We want treatment programs to have data that helps them say, ‘These are areas we may need to improve.’ ”—Annie Peters, NAATP

“There are other vendors that sell a product to do outcomes measurements. But to get those services, you have to use their products. That’s what’s different about us. We’re trying to collect data from multiple technologies [and the service is free for NAATP members].”

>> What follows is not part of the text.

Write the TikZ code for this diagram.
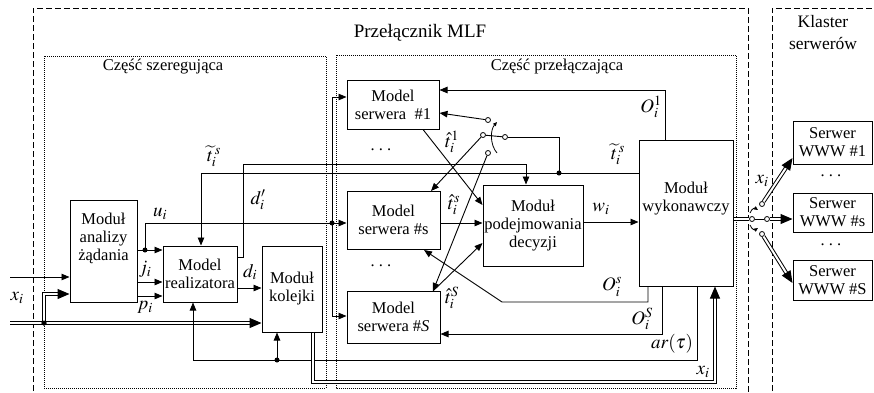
\documentclass[tikz,border=0pt]{standalone}
\usepackage{mathptmx}
\usepackage{fontspec}
\setmainfont{Liberation Serif}
\usetikzlibrary{arrows.meta,calc}
\begin{document}
\begin{tikzpicture}[x=1pt,y=-1pt,
  box/.style={draw, line width=1pt, inner sep=0pt, align=center, font=\fontsize{16.5}{18}\selectfont},
  ln/.style={line width=0.9pt},
  arr/.style={ln, -{Triangle[length=8pt,width=6.5pt]}},
  dbl/.style={double, line width=1pt, double distance=2pt},
  darr/.style={dbl, -{Triangle[length=12pt,width=10pt]}},
  dot/.style={circle, fill, inner sep=0pt, minimum size=5pt},
  odot/.style={circle, draw, fill=white, inner sep=0pt, minimum size=5pt, line width=0.8pt},
  lbl/.style={font=\fontsize{19}{21}\selectfont, inner sep=0pt},
  ttl/.style={font=\fontsize{16.5}{18}\selectfont, inner sep=0pt, align=center},
  frame/.style={line width=0.8pt, dash pattern=on 6pt off 3pt},
  part/.style={line width=0.8pt, dash pattern=on 1pt off 1pt},
  rot/.style={line width=0.8pt, -{Triangle[length=4pt,width=3.5pt]}},
]
\useasboundingbox (0,0) rectangle (874,392);

% frames
\draw[frame] (33,400) -- (33,8) -- (748,8) -- (748,400);
\draw[frame] (772,400) -- (772,8) -- (880,8);
\draw[part] (44,56) rectangle (326,388);
\draw[part] (336,55) rectangle (736,388);

\node[ttl, font=\fontsize{19}{21}\selectfont] (tmlf) at (420,33) {Przełącznik MLF};
\node[ttl] (tsz) at (163,67) {Część szeregująca};
\node[ttl] (tpr) at (557,67) {Część przełączająca};
\node[ttl, font=\fontsize{17.5}{19}\selectfont] (tkl) at (823,33) {Klaster\\[3pt]serwerów};

% boxes
\node[box, minimum width=67pt, minimum height=102pt,
  label={[ttl, yshift=13pt]center:Moduł\\analizy\\żądania}] (ana) at (103.5,251) {};
\node[box, minimum width=74pt, minimum height=56pt] (real) at (200,274) {Model\\realizatora};
\node[box, minimum width=60pt, minimum height=86pt] (kol) at (292,289) {Moduł\\kolejki};
\node[box, minimum width=92pt, minimum height=49pt] (s1) at (393,104.5) {Model\\serwera\ \ \#1};
\node[box, minimum width=93pt, minimum height=58pt] (ss) at (393.5,220) {Model\\serwera \#s};
\node[box, minimum width=93pt, minimum height=52pt] (sS) at (393.5,317) {Model\\serwera \#\textit{S}};
\node[box, minimum width=100pt, minimum height=81pt] (dec) at (533,225.5) {Moduł\\podejmowania\\decyzji};
\node[box, minimum width=94pt, minimum height=146pt,
  label={[ttl, yshift=14pt]center:Moduł\\wykonawczy}] (wyk) at (686,213) {};
\node[box, minimum width=79pt, minimum height=43pt] (w1) at (832.5,142.5) {Serwer\\WWW \#1};
\node[box, minimum width=79pt, minimum height=39pt] (ws) at (832.5,212.5) {Serwer\\WWW \#s};
\node[box, minimum width=79pt, minimum height=40pt] (wS) at (832.5,280) {Serwer\\WWW \#S};

\node[ttl] (dt1) at (381,150) {.\ .\ .};
\node[ttl] (dt2) at (381,266) {.\ .\ .};
\node[ttl] (dt3) at (831,176) {.\ .\ .};
\node[ttl] (dt4) at (831,245) {.\ .\ .};

% inputs
\coordinate (inA) at (10,277);
\coordinate (inB) at (10,323);
\draw[arr] (inA) -- (ana.west |- inA);
\draw[darr] (inB) -- (kol.west |- inB);
\node[dot] (j1) at (44,323) {};
\draw[darr] (j1.center) |- (ana.west |- 0,294);
\node[dot] at (j1) {};

% u_i
\node[dot] (j2) at (145,250) {};
\draw[arr] (ana.east |- j2) -- (real.west |- j2);
\node[dot] (j3) at (332,223) {};
\draw[ln] (j2.center) |- (j3.center);
\draw[arr] (j3.center) -- (ss.west |- j3);
\draw[arr] (j3.center) |- (s1.west |- 0,97);
\draw[arr] (j3.center) |- (sS.west |- 0,316);

% j_i, p_i, d_i
\draw[arr] (ana.east |- 0,282) -- (real.west |- 0,282);
\draw[arr] (ana.east |- 0,296) -- (real.west |- 0,296);
\draw[arr] (real.east |- 0,288) -- (kol.west |- 0,288);

% d'_i
\draw[arr] (real.east |- 0,257) -- (243,257) -- (243,164) -- (526,164) -- (526,0 |- dec.north);

% t tilde
\node[dot] (j4) at (559,173) {};
\draw[arr] (wyk.west |- 0,173) -- (201,173) -- (201,0 |- real.north);

% switch 1
\node[odot] (p1) at (505,137) {};
\node[odot] (c1) at (488,120) {};
\node[odot] (c2) at (483,135) {};
\node[odot] (c3) at (488,153) {};
\draw[ln] (j4.center) |- (p1.east);
\draw[ln] (p1) -- (c2);
\draw[rot] (497,153) .. controls (490,145) and (490,130) .. (497,122);
\coordinate (ssT) at (431,191);
\coordinate (sST) at (433,291);
\draw[arr] (c1) -- (s1.east |- 0,113);
\draw[arr] (c2) -- (ssT);
\draw[arr] (c3) -- (sST);

% t hat
\draw[arr] (s1.south -| 423,0) -- (dec.west |- 0,205);
\draw[arr] (ss.east |- 0,223) -- (dec.west |- 0,223);
\draw[arr] (sST) -- (dec.west |- 0,243);

% w_i
\draw[arr] (dec.east |- 0,222) -- (wyk.west |- 0,222);

% O feedback
\draw[arr] (wyk.north -| 665,0) |- (s1.east |- 0,90);
\coordinate (ssB) at (424,250);
\draw[arr] (wyk.south -| 648,0) -- (648,302) -- (502,302) -- (ssB);
\draw[arr] (wyk.south -| 662,0) |- (sS.east |- 0,334);

% ar(tau)
\node[dot] (j5) at (277,360) {};
\draw[arr] (wyk.south -| 697,0) |- (193,360) -- (193,0 |- real.south);
\draw[arr] (j5.center) -- (kol.south -| j5);

% x_i double path
\draw[darr] (kol.south -| 313,0) -- (313,382) -- (715,382) -- (wyk.south -| 715,0);

% output switch
\node[odot] (p2) at (752,219) {};
\node[odot] (d1) at (762,204) {};
\node[odot] (d2) at (767,219) {};
\node[odot] (d3) at (762,234) {};
\draw[dbl] (wyk.east |- p2) -- (p2);
\draw[ln] (p2) -- (d2);
\draw[darr] (d2) -- (ws.west |- d2);
\draw[darr] (d1) -- (w1.west |- 0,158);
\draw[darr] (d3) -- (wS.west |- 0,283);
\draw[rot] (750,213) .. controls (752,208) and (755,208) .. (758,210);
\draw[rot] (750,225) .. controls (752,230) and (755,230) .. (758,228);

% labels
\node[lbl] (lx1) at (17,298) {$x_i$};
\node[lbl] (lu) at (160,214) {$u_i$};
\node[lbl] (lj) at (145,269) {$j_i$};
\node[lbl] (lp) at (145,307) {$p_i$};
\node[lbl] (ld) at (250,272) {$d_i$};
\node[lbl] (ldp) at (258,200) {$d_i'$};
\node[lbl] (lt1) at (214,156) {$\widetilde{t}_i^{\,s}$};
\node[lbl] (lt2) at (618,154) {$\widetilde{t}_i^{\,s}$};
\node[lbl] (lh1) at (452,142) {$\hat{t}_i^{1}$};
\node[lbl] (lhs) at (454,205) {$\hat{t}_i^{s}$};
\node[lbl] (lhS) at (452,298) {$\hat{t}_i^{S}$};
\node[lbl] (lw) at (601,209) {$w_i$};
\node[lbl] (lO1) at (651,107) {$O_i^1$};
\node[lbl] (lOs) at (612,287) {$O_i^s$};
\node[lbl] (lOS) at (642,319) {$O_i^S$};
\node[lbl] (lar) at (672,344) {$ar(\tau)$};
\node[lbl] (lx2) at (703,372) {$x_i$};
\node[lbl] (lx3) at (762,181) {$x_i$};
\end{tikzpicture}
\end{document}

Peters says the NAATP hopes to have 20 providers participating in FoRSE within a year, and then continue building from there. The objectives of FoRSE, as stated by the NAATP, are to:

  • Launch critically needed evidence-based addiction treatment and recovery research
  • Establish standardized measurements and reporting for addiction outcomes
  • Develop a collective treatment database
  • Increase treatment and recovery service data collaboration
  • Inform quality improvement in addiction treatment
  • Demonstrate the value of addiction treatment and multiple pathways to recovery
  • Reveal return on investment for payers
  • Improve productivity for addiction treatment and recovery support employers
  • Revolutionize healthcare technology
  • Improve the quality of life for people with addiction and their employers, families and friends

“The ultimate goal is twofold,” Peters says. “One is quality improvement. We want treatment programs to have data that helps them say, ‘These are areas we may need to improve.’ And the other is research. We’re not doing research per se to start, but after six months or so of collecting data, we would like to launch an official research study that we can publish in a peer-reviewed journal.”

Defining Treatment’s Future

Will ATLAS, FoRSE and other such data platforms succeed? To some extent, the future of addiction treatment depends on it.

“Projects like [these] are important because we need to demonstrate that people do get well from substance use disorders,” Peters says. “We need to show that people can completely transform their lives, and that treatment and long-term recovery support help them get and stay well. That’s really the reason we’re doing this.”